>> START Record excerpts

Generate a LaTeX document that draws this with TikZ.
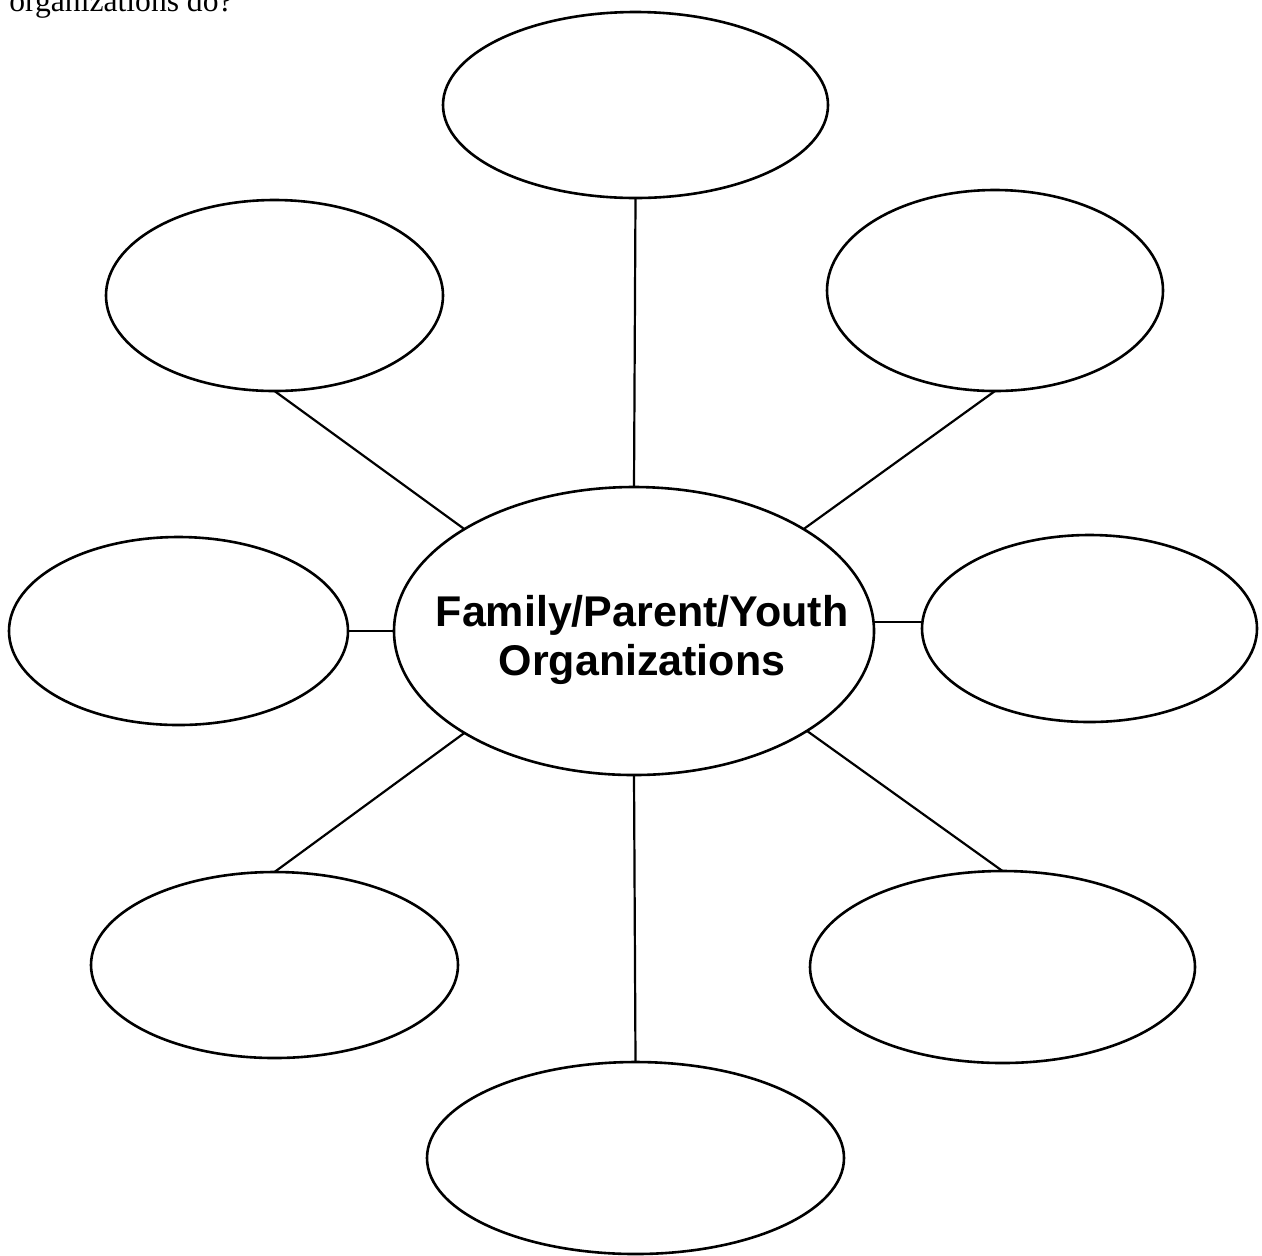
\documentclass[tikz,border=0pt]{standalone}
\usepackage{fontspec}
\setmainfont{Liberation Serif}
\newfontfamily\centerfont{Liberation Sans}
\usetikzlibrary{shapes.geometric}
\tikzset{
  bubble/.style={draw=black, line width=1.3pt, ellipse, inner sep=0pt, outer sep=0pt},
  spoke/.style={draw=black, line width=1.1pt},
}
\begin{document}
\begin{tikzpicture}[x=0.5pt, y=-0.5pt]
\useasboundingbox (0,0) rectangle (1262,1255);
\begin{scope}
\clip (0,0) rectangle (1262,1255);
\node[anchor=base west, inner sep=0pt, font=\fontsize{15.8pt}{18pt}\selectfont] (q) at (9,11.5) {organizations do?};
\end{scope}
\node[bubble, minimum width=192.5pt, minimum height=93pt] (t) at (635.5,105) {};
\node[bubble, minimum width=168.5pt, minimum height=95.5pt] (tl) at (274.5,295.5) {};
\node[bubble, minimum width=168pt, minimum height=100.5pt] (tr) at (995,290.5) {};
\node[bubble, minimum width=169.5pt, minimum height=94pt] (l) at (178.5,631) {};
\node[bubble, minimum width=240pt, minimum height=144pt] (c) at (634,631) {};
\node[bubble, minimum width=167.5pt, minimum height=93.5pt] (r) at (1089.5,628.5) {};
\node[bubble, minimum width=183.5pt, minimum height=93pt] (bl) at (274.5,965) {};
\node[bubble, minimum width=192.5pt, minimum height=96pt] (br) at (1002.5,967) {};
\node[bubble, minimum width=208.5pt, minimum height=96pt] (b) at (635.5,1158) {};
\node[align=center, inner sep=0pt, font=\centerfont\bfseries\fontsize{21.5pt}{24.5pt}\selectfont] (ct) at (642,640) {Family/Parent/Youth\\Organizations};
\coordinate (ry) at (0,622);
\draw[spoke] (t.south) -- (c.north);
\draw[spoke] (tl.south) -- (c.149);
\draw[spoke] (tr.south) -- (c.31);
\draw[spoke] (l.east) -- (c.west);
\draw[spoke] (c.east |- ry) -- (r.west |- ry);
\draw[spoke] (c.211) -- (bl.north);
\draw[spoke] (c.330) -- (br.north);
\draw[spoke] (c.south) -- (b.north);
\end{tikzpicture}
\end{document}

>> END Record excerpts
>> START Record excerpts

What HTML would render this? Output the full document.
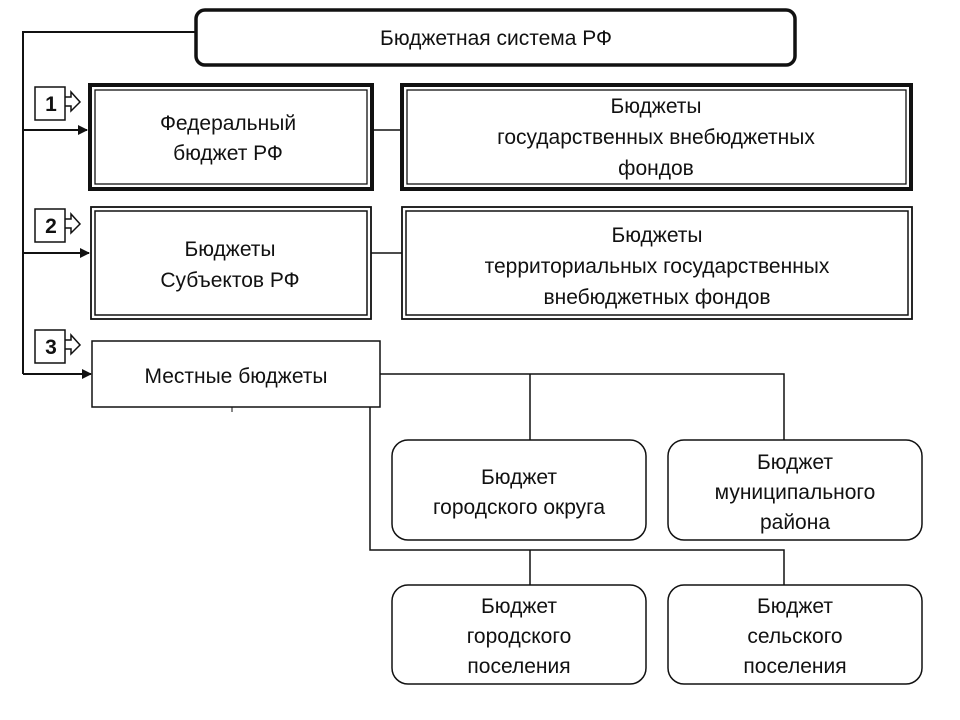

>> END Record excerpts
>> START Record excerpts

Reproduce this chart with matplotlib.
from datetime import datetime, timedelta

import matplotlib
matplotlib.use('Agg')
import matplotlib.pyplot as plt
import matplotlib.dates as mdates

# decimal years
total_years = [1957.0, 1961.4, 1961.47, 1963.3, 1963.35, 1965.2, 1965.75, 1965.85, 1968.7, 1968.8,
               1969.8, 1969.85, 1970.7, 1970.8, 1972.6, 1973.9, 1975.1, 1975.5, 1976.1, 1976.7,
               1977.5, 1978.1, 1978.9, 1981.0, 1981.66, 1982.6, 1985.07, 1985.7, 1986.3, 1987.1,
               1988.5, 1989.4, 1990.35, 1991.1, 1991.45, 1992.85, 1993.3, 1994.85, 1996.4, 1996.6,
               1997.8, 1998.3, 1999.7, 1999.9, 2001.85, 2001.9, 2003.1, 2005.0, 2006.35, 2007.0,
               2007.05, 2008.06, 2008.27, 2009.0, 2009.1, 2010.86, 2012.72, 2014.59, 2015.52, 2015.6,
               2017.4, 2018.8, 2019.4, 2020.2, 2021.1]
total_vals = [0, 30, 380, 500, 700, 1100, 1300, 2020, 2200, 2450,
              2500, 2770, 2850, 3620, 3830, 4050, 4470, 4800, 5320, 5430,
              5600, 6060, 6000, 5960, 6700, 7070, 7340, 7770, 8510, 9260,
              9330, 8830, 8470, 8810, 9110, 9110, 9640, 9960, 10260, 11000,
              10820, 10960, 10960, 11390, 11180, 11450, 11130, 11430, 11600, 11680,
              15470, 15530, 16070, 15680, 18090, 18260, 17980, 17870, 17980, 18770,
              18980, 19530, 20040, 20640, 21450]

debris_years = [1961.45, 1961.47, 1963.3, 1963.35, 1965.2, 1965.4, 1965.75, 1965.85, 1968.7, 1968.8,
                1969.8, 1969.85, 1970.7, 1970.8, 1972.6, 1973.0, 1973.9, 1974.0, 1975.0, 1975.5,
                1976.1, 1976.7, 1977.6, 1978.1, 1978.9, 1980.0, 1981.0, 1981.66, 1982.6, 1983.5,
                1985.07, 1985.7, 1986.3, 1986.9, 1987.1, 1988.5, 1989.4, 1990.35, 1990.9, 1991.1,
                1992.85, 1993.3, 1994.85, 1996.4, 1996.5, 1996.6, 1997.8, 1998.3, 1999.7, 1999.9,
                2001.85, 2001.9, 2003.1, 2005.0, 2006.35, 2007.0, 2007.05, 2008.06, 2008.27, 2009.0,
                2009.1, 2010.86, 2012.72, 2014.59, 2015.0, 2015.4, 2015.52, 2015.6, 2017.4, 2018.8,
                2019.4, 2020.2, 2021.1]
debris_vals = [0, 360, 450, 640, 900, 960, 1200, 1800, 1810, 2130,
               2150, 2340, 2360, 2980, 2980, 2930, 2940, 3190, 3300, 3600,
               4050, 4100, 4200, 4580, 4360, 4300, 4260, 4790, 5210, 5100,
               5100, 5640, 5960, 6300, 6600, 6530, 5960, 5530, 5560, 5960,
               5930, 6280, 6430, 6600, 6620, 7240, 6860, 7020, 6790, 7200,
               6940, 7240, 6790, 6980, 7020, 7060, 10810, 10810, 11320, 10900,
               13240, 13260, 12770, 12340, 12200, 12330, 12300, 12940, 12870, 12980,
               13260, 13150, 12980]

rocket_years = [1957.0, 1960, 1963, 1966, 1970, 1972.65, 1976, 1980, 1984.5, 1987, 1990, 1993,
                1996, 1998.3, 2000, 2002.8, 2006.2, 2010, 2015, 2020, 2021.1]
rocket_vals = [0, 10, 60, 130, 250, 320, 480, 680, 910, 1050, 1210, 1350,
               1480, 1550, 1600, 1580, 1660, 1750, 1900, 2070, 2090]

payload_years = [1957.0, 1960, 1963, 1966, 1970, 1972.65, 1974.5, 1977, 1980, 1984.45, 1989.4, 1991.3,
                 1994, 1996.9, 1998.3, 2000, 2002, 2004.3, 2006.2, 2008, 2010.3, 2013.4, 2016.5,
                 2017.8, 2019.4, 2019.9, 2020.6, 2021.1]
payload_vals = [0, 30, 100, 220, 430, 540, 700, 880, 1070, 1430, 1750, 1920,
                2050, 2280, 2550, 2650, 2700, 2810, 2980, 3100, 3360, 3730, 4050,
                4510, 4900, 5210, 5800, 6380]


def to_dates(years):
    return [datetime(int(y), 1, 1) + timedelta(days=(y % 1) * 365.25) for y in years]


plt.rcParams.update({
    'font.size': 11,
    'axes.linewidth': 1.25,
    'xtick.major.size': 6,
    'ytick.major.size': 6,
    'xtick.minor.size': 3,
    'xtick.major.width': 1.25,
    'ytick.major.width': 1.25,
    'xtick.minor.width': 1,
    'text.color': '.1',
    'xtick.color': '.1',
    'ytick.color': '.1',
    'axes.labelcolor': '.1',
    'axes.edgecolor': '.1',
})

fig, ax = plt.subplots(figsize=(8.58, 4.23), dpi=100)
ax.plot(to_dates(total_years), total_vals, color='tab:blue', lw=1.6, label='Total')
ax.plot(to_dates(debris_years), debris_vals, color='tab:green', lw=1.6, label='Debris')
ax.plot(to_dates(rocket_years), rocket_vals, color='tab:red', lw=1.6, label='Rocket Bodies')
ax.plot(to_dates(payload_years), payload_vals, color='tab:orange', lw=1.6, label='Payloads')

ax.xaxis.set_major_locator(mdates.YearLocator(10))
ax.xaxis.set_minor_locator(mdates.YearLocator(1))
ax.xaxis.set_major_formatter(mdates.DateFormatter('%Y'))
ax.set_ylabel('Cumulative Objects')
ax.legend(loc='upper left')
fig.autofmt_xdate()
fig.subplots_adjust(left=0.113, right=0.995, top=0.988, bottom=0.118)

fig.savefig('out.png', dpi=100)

>> END Record excerpts

Exercise details: Find how many lines of the material carry the string "with". Only the number should be in the answer.

Output of the exercise: 2